Maurice Careme plaque Paris

This plaque in Paris honors the artistry of Maurice Carême.

Florent Schmitt appears to have quite enjoyed creating Le Cerisier — so much so that he included it as the first number in his Cinq choeurs en vingt minutes, composed in 1951 as his Opus 117. It is exactly the same piece of music, except this time it was scored for four-part mixed chorus.

Florent Schmitt Cinq choeurs en vingt minutes score cover

Second time around: Florent Schmitt created a choral version of Le Cerisier, the final number of Quatre monocantes, as the opening piece in his Cinq choeurs en vingt minutes, his Opus 117, in 1951.

Jean-Louis Petit French composer conductor

Jean-Louis Petit, French composer, conductor and organist.

Unfortunately, neither version of Le Cerisier — nor the entire Monocantes set for that matter — has gained a foothold in the repertoire, which is a shame since it is certainly a creation of special merit.

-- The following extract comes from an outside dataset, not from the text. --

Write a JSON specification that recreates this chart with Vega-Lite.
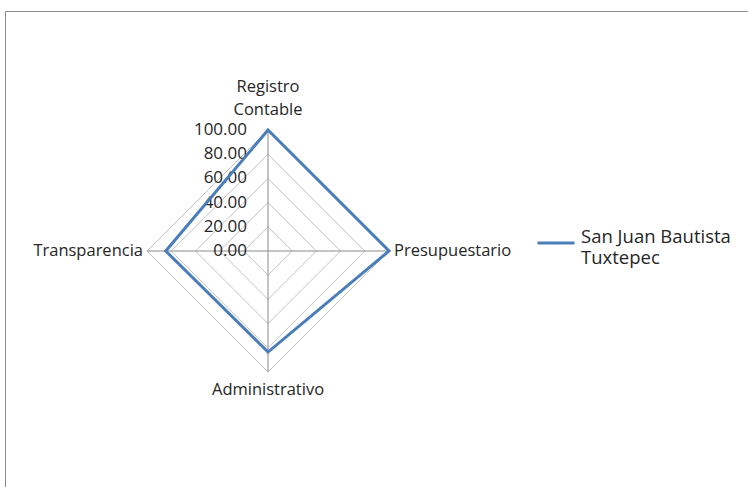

Moreover, I am not aware of any commercial recording that exists of the Monocantes, and live performances are rare as well. One that was broadcast over French Radio in 1986 featured Jean-Louis Petit leading soprano soloist Evelyne Razimovski and an ensemble of instrumentalists — part of an all-Schmitt chamber music concert from the Festival de Musique Française Ville d’Avray. (Other works by Schmitt presented at the same concert included the Sonatine en trio, the quartet Pour presque tous les temps, the Andantino [Vocalise] for clarinet and piano, and Lucioles from the early piano set Nuits romaines.)

Ville d'Avray near Paris

Ville d’Avray is the site of the Festival de Musique Française de Ville d’Avray, founded in 1979 by Jean-Louis Petit. Located just four kilometers from Florent Schmitt’s longtime home in St-Cloud, the Villa was the venue for a presentation of the composer’s Quatre monocantes in June 1986 — a performance that was broadcast over French Radio.

Interestingly, the 1986 Ville d’Avray presentation of Quatre monocantes didn’t involve the usual piano along with the soprano soloist, but rather Florent Schmitt’s own chamber arrangement of the piece for flute, solo strings and harp that he prepared for the February 1950 premiere performance of the piece in Paris featuring soprano Marie Béronita and the Lily Laskine Quintet. As it turns out, Schmitt’s chamber music version adds wonderful additional elements of color, as can be heard in this upload of the Ville d’Avray performance presented in conjunction with the piano score, courtesy of Jean-Marie van Bronkhorst’s invaluable YouTube music channel:

Hopefully a first=ever commercial recording of this fascinating vocal composition will be made before long.